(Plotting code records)
____________________

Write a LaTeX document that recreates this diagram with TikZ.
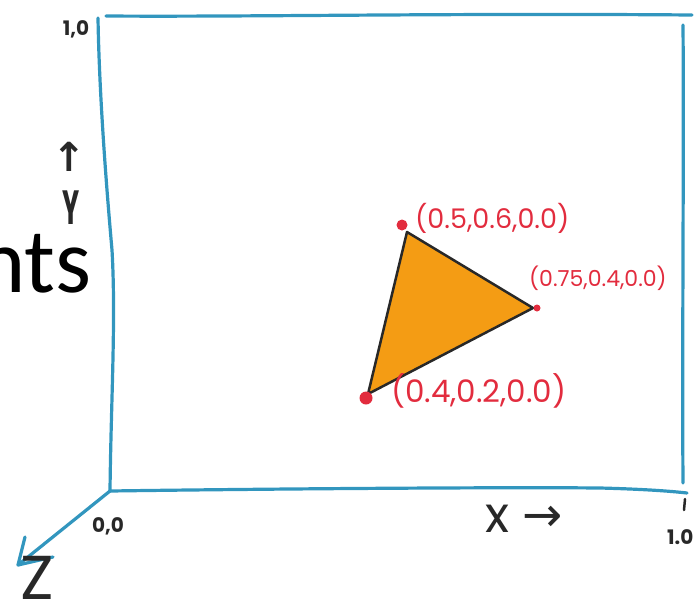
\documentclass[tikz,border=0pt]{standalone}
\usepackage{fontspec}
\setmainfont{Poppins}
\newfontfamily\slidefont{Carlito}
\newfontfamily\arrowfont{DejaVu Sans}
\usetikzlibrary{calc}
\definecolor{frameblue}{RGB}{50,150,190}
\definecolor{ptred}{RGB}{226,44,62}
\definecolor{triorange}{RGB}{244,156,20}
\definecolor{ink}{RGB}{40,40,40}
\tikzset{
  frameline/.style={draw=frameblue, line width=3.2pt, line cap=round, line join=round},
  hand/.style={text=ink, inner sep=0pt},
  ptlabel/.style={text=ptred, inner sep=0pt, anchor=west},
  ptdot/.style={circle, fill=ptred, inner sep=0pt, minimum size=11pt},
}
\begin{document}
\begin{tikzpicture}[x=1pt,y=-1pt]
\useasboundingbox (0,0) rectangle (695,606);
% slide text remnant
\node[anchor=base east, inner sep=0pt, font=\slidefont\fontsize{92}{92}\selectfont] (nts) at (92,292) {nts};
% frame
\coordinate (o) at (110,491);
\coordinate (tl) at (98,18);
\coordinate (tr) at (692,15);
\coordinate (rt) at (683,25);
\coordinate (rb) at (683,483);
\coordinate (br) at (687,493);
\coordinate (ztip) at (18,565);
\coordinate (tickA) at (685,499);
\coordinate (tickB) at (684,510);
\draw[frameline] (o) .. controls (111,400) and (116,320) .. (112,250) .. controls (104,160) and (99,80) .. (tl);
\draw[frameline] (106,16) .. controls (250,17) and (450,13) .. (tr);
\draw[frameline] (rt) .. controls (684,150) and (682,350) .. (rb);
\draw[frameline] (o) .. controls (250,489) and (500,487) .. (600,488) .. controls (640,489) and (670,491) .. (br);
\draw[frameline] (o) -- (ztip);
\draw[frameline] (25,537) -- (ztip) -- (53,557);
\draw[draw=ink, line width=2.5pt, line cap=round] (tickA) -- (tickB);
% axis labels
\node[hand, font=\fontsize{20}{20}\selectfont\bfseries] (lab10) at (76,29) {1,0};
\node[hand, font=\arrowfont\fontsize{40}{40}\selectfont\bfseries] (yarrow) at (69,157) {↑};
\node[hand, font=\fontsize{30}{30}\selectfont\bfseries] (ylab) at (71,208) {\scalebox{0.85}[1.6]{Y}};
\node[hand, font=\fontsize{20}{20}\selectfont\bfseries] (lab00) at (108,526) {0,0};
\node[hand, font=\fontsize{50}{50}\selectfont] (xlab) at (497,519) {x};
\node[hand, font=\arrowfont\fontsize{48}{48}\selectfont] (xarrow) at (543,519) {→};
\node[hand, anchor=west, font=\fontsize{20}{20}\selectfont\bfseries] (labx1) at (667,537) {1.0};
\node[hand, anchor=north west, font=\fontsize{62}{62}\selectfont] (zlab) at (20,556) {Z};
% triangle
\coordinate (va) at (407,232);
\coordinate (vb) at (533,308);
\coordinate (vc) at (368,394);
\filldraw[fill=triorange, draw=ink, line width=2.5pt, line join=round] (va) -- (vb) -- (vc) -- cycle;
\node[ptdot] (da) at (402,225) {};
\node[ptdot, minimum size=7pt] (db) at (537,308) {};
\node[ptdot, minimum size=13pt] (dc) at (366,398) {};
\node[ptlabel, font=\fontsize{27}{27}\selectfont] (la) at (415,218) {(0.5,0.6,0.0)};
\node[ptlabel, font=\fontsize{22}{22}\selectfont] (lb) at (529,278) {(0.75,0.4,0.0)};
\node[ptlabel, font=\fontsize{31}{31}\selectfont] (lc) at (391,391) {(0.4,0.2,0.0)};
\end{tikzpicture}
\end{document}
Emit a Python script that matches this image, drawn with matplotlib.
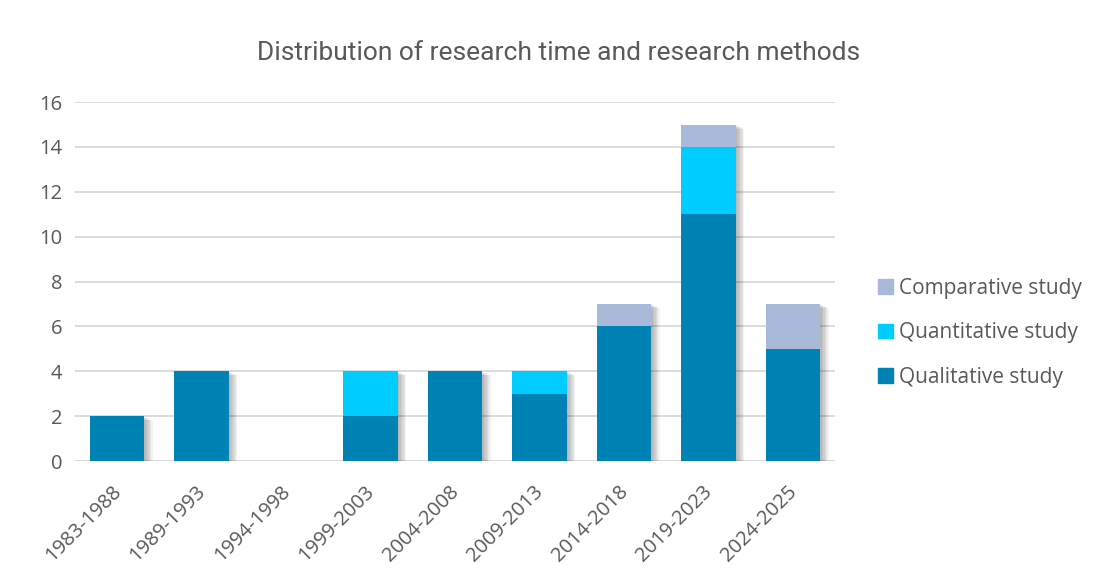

____________________

AIM
Quote the data exactly, leaving every image out of the copy.

TASK SOLUTION
Write a LaTeX document that recreates this diagram with TikZ.
\documentclass[tikz,border=0pt]{standalone}
\usepackage{fontspec}
\setmainfont{Poppins}
\newfontfamily\slidefont{Carlito}
\newfontfamily\arrowfont{DejaVu Sans}
\usetikzlibrary{calc}
\definecolor{frameblue}{RGB}{50,150,190}
\definecolor{ptred}{RGB}{226,44,62}
\definecolor{triorange}{RGB}{244,156,20}
\definecolor{ink}{RGB}{40,40,40}
\tikzset{
  frameline/.style={draw=frameblue, line width=3.2pt, line cap=round, line join=round},
  hand/.style={text=ink, inner sep=0pt},
  ptlabel/.style={text=ptred, inner sep=0pt, anchor=west},
  ptdot/.style={circle, fill=ptred, inner sep=0pt, minimum size=11pt},
}
\begin{document}
\begin{tikzpicture}[x=1pt,y=-1pt]
\useasboundingbox (0,0) rectangle (695,606);
% slide text remnant
\node[anchor=base east, inner sep=0pt, font=\slidefont\fontsize{92}{92}\selectfont] (nts) at (92,292) {nts};
% frame
\coordinate (o) at (110,491);
\coordinate (tl) at (98,18);
\coordinate (tr) at (692,15);
\coordinate (rt) at (683,25);
\coordinate (rb) at (683,483);
\coordinate (br) at (687,493);
\coordinate (ztip) at (18,565);
\coordinate (tickA) at (685,499);
\coordinate (tickB) at (684,510);
\draw[frameline] (o) .. controls (111,400) and (116,320) .. (112,250) .. controls (104,160) and (99,80) .. (tl);
\draw[frameline] (106,16) .. controls (250,17) and (450,13) .. (tr);
\draw[frameline] (rt) .. controls (684,150) and (682,350) .. (rb);
\draw[frameline] (o) .. controls (250,489) and (500,487) .. (600,488) .. controls (640,489) and (670,491) .. (br);
\draw[frameline] (o) -- (ztip);
\draw[frameline] (25,537) -- (ztip) -- (53,557);
\draw[draw=ink, line width=2.5pt, line cap=round] (tickA) -- (tickB);
% axis labels
\node[hand, font=\fontsize{20}{20}\selectfont\bfseries] (lab10) at (76,29) {1,0};
\node[hand, font=\arrowfont\fontsize{40}{40}\selectfont\bfseries] (yarrow) at (69,157) {↑};
\node[hand, font=\fontsize{30}{30}\selectfont\bfseries] (ylab) at (71,208) {\scalebox{0.85}[1.6]{Y}};
\node[hand, font=\fontsize{20}{20}\selectfont\bfseries] (lab00) at (108,526) {0,0};
\node[hand, font=\fontsize{50}{50}\selectfont] (xlab) at (497,519) {x};
\node[hand, font=\arrowfont\fontsize{48}{48}\selectfont] (xarrow) at (543,519) {→};
\node[hand, anchor=west, font=\fontsize{20}{20}\selectfont\bfseries] (labx1) at (667,537) {1.0};
\node[hand, anchor=north west, font=\fontsize{62}{62}\selectfont] (zlab) at (20,556) {Z};
% triangle
\coordinate (va) at (407,232);
\coordinate (vb) at (533,308);
\coordinate (vc) at (368,394);
\filldraw[fill=triorange, draw=ink, line width=2.5pt, line join=round] (va) -- (vb) -- (vc) -- cycle;
\node[ptdot] (da) at (402,225) {};
\node[ptdot, minimum size=7pt] (db) at (537,308) {};
\node[ptdot, minimum size=13pt] (dc) at (366,398) {};
\node[ptlabel, font=\fontsize{27}{27}\selectfont] (la) at (415,218) {(0.5,0.6,0.0)};
\node[ptlabel, font=\fontsize{22}{22}\selectfont] (lb) at (529,278) {(0.75,0.4,0.0)};
\node[ptlabel, font=\fontsize{31}{31}\selectfont] (lc) at (391,391) {(0.4,0.2,0.0)};
\end{tikzpicture}
\end{document}
Emit a Python script that matches this image, drawn with matplotlib.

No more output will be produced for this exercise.